The lack of documentation of violations of women's rights reinforces governments' silence; without concrete data, governments have been able to deny the fact of and their responsibility for gender-based abuse. Where human rights violations against women remain undocumented and unverified, governments pay no political or economic price for refusing to acknowledge the problem and their obligation to prevent and remedy abuse. One of the first challenges faced by the women's human rights movement has been to transform women's experiences of violence and discrimination into fact-basedproof of the scale and nature of such abuse and governments' role in its perpetuation.

Just as human rights groups historically have been the primary force in ensuring accountability for politically motivated human rights abuse, women's rights advocates are the vanguard in the fight for justice for gender-based violations. Thus, for example, they have won recognition that traditional notions of the political actor must be modified to acknowledge the political nature of women's efforts to challenge their subordinate status and the violence and discrimination that reinforce it.
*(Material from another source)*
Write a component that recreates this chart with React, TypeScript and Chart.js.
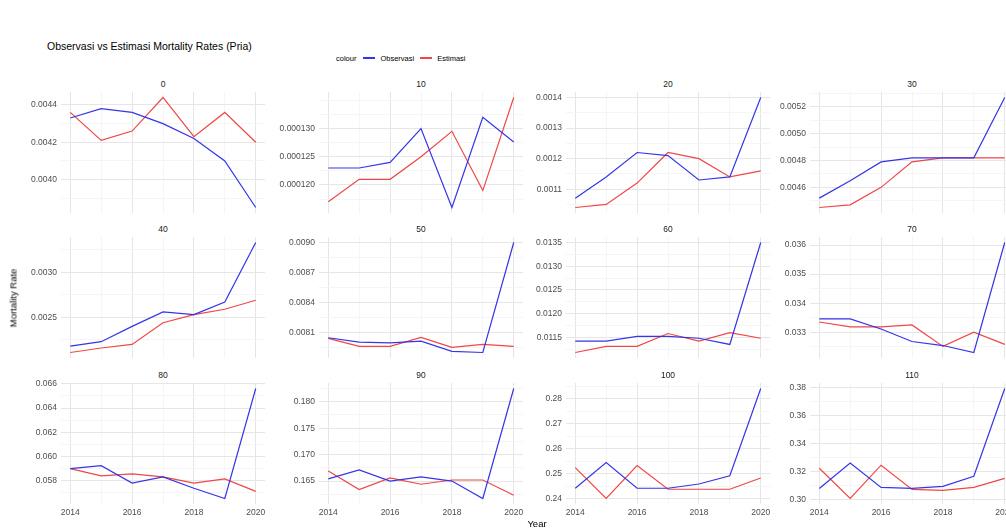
import React, { useEffect, useRef } from 'react';
import { Chart, registerables } from 'chart.js';

Chart.register(...registerables);

// Calendar years on the x axis of every facet
const years = [2014, 2015, 2016, 2017, 2018, 2019, 2020];

// Facet labels (age groups)
const ages = ['0', '10', '20', '30', '40', '50', '60', '70', '80', '90', '100', '110'];

// Observed and estimated male mortality rates per age group
const obs0 = [0.00433, 0.00438, 0.00436, 0.0043, 0.00422, 0.0041, 0.00385];
const est0 = [0.00436, 0.00421, 0.00426, 0.00444, 0.00423, 0.00436, 0.0042];
const obs10 = [0.000123, 0.000123, 0.000124, 0.00013, 0.000116, 0.000132, 0.0001276];
const est10 = [0.000117, 0.000121, 0.000121, 0.000125, 0.0001295, 0.000119, 0.0001355];
const obs20 = [0.00107, 0.00114, 0.00122, 0.00121, 0.00113, 0.00114, 0.0014];
const est20 = [0.00104, 0.00105, 0.00112, 0.00122, 0.0012, 0.00114, 0.00116];
const obs30 = [0.00452, 0.00465, 0.00479, 0.00482, 0.00482, 0.00482, 0.00527];
const est30 = [0.00445, 0.00447, 0.0046, 0.00479, 0.00482, 0.00482, 0.00482];
const obs40 = [0.00218, 0.00223, 0.0024, 0.00256, 0.00253, 0.00267, 0.00333];
const est40 = [0.00211, 0.00216, 0.0022, 0.00244, 0.00253, 0.00259, 0.00269];
const obs50 = [0.008046, 0.008001, 0.007995, 0.008011, 0.007909, 0.007898, 0.009];
const est50 = [0.00804, 0.00796, 0.00796, 0.00805, 0.00795, 0.00798, 0.00796];
const obs60 = [0.01142, 0.01142, 0.01152, 0.01152, 0.01148, 0.01135, 0.0135];
const est60 = [0.01118, 0.01131, 0.01131, 0.01158, 0.01142, 0.0116, 0.01148];
const obs70 = [0.03346, 0.03346, 0.03311, 0.03268, 0.03254, 0.0323, 0.03609];
const est70 = [0.03335, 0.03318, 0.03318, 0.03325, 0.03251, 0.033, 0.03258];
const obs80 = [0.05898, 0.05923, 0.05779, 0.0583, 0.05736, 0.05651, 0.06562];
const est80 = [0.05898, 0.05838, 0.05855, 0.0583, 0.05779, 0.05813, 0.0571];
const obs90 = [0.1654, 0.1671, 0.165, 0.1658, 0.165, 0.1617, 0.1825];
const est90 = [0.1669, 0.1634, 0.1656, 0.1644, 0.1652, 0.1652, 0.1623];
const obs100 = [0.2441, 0.2544, 0.2441, 0.2441, 0.2458, 0.2491, 0.2841];
const est100 = [0.2524, 0.24, 0.2532, 0.2437, 0.2437, 0.2437, 0.2482];
const obs110 = [0.3079, 0.326, 0.3086, 0.3079, 0.3094, 0.3166, 0.3793];
const est110 = [0.3223, 0.3007, 0.3245, 0.3072, 0.3065, 0.3086, 0.3151];

// Major y tick labels of each facet (free scales)
const ticks0 = ['0.0040', '0.0042', '0.0044'];
const ticks10 = ['0.000120', '0.000125', '0.000130'];
const ticks20 = ['0.0011', '0.0012', '0.0013', '0.0014'];
const ticks30 = ['0.0046', '0.0048', '0.0050', '0.0052'];
const ticks40 = ['0.0025', '0.0030'];
const ticks50 = ['0.0081', '0.0084', '0.0087', '0.0090'];
const ticks60 = ['0.0115', '0.0120', '0.0125', '0.0130', '0.0135'];
const ticks70 = ['0.033', '0.034', '0.035', '0.036'];
const ticks80 = ['0.056', '0.058', '0.060', '0.062', '0.064', '0.066'];
const ticks90 = ['0.165', '0.170', '0.175', '0.180'];
const ticks100 = ['0.24', '0.25', '0.26', '0.27', '0.28'];
const ticks110 = ['0.30', '0.32', '0.34', '0.36', '0.38'];

const xTickLabels = ['2014', '2016', '2018', '2020'];

const observedSeries = [obs0, obs10, obs20, obs30, obs40, obs50, obs60, obs70, obs80, obs90, obs100, obs110];
const estimatedSeries = [est0, est10, est20, est30, est40, est50, est60, est70, est80, est90, est100, est110];
const tickSets = [ticks0, ticks10, ticks20, ticks30, ticks40, ticks50, ticks60, ticks70, ticks80, ticks90, ticks100, ticks110];

const BLUE = '#3535e8';
const RED = '#ef4646';
const GRID_MAJOR = '#e6e6e6';
const GRID_MINOR = '#f2f2f2';
const FONT = '"Liberation Sans", Arial, Helvetica, sans-serif';
const TICK_COLOR = '#4d4d4d';

// Facet geometry (page pixels)
const COL_LEFT = [61, 319, 566, 810];
const ROW_TOP = [92, 237, 383];
const PLOT_W = 204;
const PLOT_H = 121;
const Y_AXIS_W = 58;
const X_AXIS_H = 20;
const EDGE = 8; // room above/below the plot area for edge tick labels

type PanelProps = { index: number };

function Panel({ index }: PanelProps) {
  const ref = useRef<HTMLCanvasElement | null>(null);
  const row = Math.floor(index / 4);
  const col = index % 4;
  const bottom = row === 2;

  useEffect(() => {
    const canvas = ref.current;
    if (!canvas) return;
    const obs = observedSeries[index];
    const est = estimatedSeries[index];
    const labels = tickSets[index];
    const majors = labels.map((s) => parseFloat(s));
    const all = obs.concat(est);
    const lo = Math.min(...all);
    const hi = Math.max(...all);
    const pad = (hi - lo) * 0.05;
    const yMin = lo - pad;
    const yMax = hi + pad;
    const step = majors.length > 1 ? majors[1] - majors[0] : (yMax - yMin) / 2;
    const eps = step * 1e-6;
    const yTicks: number[] = [];
    const first = majors[0] - Math.ceil((majors[0] - yMin) / step) * step;
    for (let k = 0; k < 60; k++) {
      const mj = first + k * step;
      const mn = mj + step / 2;
      if (mj > yMax + eps) break;
      if (mj >= yMin - eps) yTicks.push(mj);
      if (mn >= yMin - eps && mn <= yMax + eps) yTicks.push(mn);
    }
    const labelFor = (v: number) => {
      for (let i = 0; i < majors.length; i++) {
        if (Math.abs(majors[i] - v) < step * 0.01) return labels[i];
      }
      return '';
    };
    const noPad = (s: any) => {
      s.paddingTop = 0;
      s.paddingBottom = 0;
      s.paddingLeft = 0;
      s.paddingRight = 0;
    };

    const chart = new Chart(canvas, {
      type: 'line',
      data: {
        datasets: [
          {
            label: 'Observasi',
            data: years.map((y, i) => ({ x: y, y: obs[i] })),
            borderColor: BLUE,
            borderWidth: 1.2,
            pointRadius: 0,
            tension: 0,
            fill: false,
          },
          {
            label: 'Estimasi',
            data: years.map((y, i) => ({ x: y, y: est[i] })),
            borderColor: RED,
            borderWidth: 1.2,
            pointRadius: 0,
            tension: 0,
            fill: false,
          },
        ],
      },
      options: {
        animation: false,
        responsive: false,
        maintainAspectRatio: false,
        layout: { padding: { top: EDGE, bottom: bottom ? 0 : EDGE, left: 0, right: 0 } },
        plugins: { legend: { display: false }, tooltip: { enabled: false } },
        scales: {
          x: {
            type: 'linear',
            min: 2013.7,
            max: 2020.3,
            afterBuildTicks: (s: any) => {
              s.ticks = years.map((v) => ({ value: v }));
            },
            afterFit: (s: any) => {
              s.height = bottom ? X_AXIS_H : 0;
              noPad(s);
            },
            border: { display: false },
            grid: {
              drawTicks: false,
              color: (ctx: any) => (ctx.tick && xTickLabels.includes(String(ctx.tick.value)) ? GRID_MAJOR : GRID_MINOR),
              lineWidth: (ctx: any) => (ctx.tick && xTickLabels.includes(String(ctx.tick.value)) ? 1 : 0.8),
            },
            ticks: {
              display: bottom,
              autoSkip: false,
              maxRotation: 0,
              padding: 4,
              color: TICK_COLOR,
              font: { family: FONT, size: 8.5 },
              callback: (v: any) => (xTickLabels.includes(String(v)) ? String(v) : ''),
            },
          },
          y: {
            type: 'linear',
            min: yMin,
            max: yMax,
            afterBuildTicks: (s: any) => {
              s.ticks = yTicks.map((v) => ({ value: v }));
            },
            afterFit: (s: any) => {
              s.width = Y_AXIS_W;
              noPad(s);
            },
            border: { display: false },
            grid: {
              drawTicks: false,
              color: (ctx: any) => (labelFor(ctx.tick ? ctx.tick.value : NaN) ? GRID_MAJOR : GRID_MINOR),
              lineWidth: (ctx: any) => (labelFor(ctx.tick ? ctx.tick.value : NaN) ? 1 : 0.8),
            },
            ticks: {
              autoSkip: false,
              padding: 4,
              color: TICK_COLOR,
              font: { family: FONT, size: 8.5 },
              callback: (v: any) => labelFor(Number(v)),
            },
          },
        },
      },
    } as any);
    return () => chart.destroy();
  }, [index, bottom]);

  const left = COL_LEFT[col] - Y_AXIS_W;
  const top = ROW_TOP[row] - EDGE;
  const w = Y_AXIS_W + PLOT_W;
  const h = EDGE + PLOT_H + (bottom ? X_AXIS_H : EDGE);

  return (
    <>
      <div
        style={{
          position: 'absolute',
          left: COL_LEFT[col],
          width: PLOT_W,
          top: ROW_TOP[row] - 14,
          height: 12,
          textAlign: 'center',
          font: `8.5px ${FONT}`,
          lineHeight: '12px',
          color: '#1a1a1a',
        }}
      >
        {ages[index]}
      </div>
      <canvas
        ref={ref}
        width={w}
        height={h}
        style={{ position: 'absolute', left, top, width: w, height: h }}
      />
    </>
  );
}

export default function App() {
  return (
    <div
      style={{
        position: 'fixed',
        left: 0,
        top: 0,
        width: 1006,
        height: 530,
        overflow: 'hidden',
        background: '#ffffff',
        fontFamily: FONT,
      }}
    >
      <div style={{ position: 'absolute', left: 47, top: 40, font: `10.5px ${FONT}`, color: '#000', whiteSpace: 'nowrap' }}>
        Observasi vs Estimasi Mortality Rates (Pria)
      </div>

      <div
        style={{
          position: 'absolute',
          left: 336,
          top: 52,
          height: 12,
          display: 'flex',
          alignItems: 'center',
          font: `7.5px ${FONT}`,
          color: '#000',
          whiteSpace: 'nowrap',
        }}
      >
        <span style={{ marginRight: 7 }}>colour</span>
        <span style={{ display: 'inline-block', width: 12, height: 1.2, background: BLUE, marginRight: 5 }} />
        <span style={{ marginRight: 6 }}>Observasi</span>
        <span style={{ display: 'inline-block', width: 12, height: 1.2, background: RED, marginRight: 5 }} />
        <span>Estimasi</span>
      </div>

      {ages.map((_, i) => (
        <Panel key={i} index={i} />
      ))}

      <div style={{ position: 'absolute', left: 487, width: 100, top: 518, textAlign: 'center', font: `9.5px ${FONT}`, color: '#000' }}>
        Year
      </div>
      <div
        style={{
          position: 'absolute',
          left: 13,
          top: 298,
          transform: 'translate(-50%, -50%) rotate(-90deg)',
          font: `9.5px ${FONT}`,
          color: '#000',
          whiteSpace: 'nowrap',
        }}
      >
        Mortality Rate
      </div>
    </div>
  );
}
Women's rights advocacy has rejected the argument that governments bear no responsibility for the wide range of abuses perpetrated by private actors and argued to the contrary that governments must remedy and prevent such acts.

By building regional and international linkages that extend across cultural religious, ethnic, political, class, and geographic divides, women have developed effective political and legal strategies that strengthen their work domestically. Women's ability to secure their rights domestically is always subject to their countries' laws and willingness to enforce those laws. By calling upon the protections of the international human rights system, women are claiming rights that are not only morally desirable but also legally enforceable. Thus, for example, women's rights groups combating rape in custody in Pakistan cast the abuse not only as a criminal act under domestic law, but also as torture, a gross violation of international human rights norms. This strategy helped them to secure legal reform in Pakistan and to influence the approach of the international human rights community to the problem of custodial rape in their country.

In the past, absent support from their domestic legal systems, human rights organizations, and intergovernmental agencies, women often chose not to seek redress rather than risk reprisal and social ostracism in cultures that often blame the victim. As the international human rights system becomes more responsive to gender-based human rights violations, women who have previously been silent about their experiences of abuse are speaking up. Their testimonies add to the evidence of the scale and prevalence of abuses against women that the international community simply cannot afford to ignore.

2 Susan Forbes Martin, Refugee Women (London: Zed Books, Ltd., 1991), p. 24.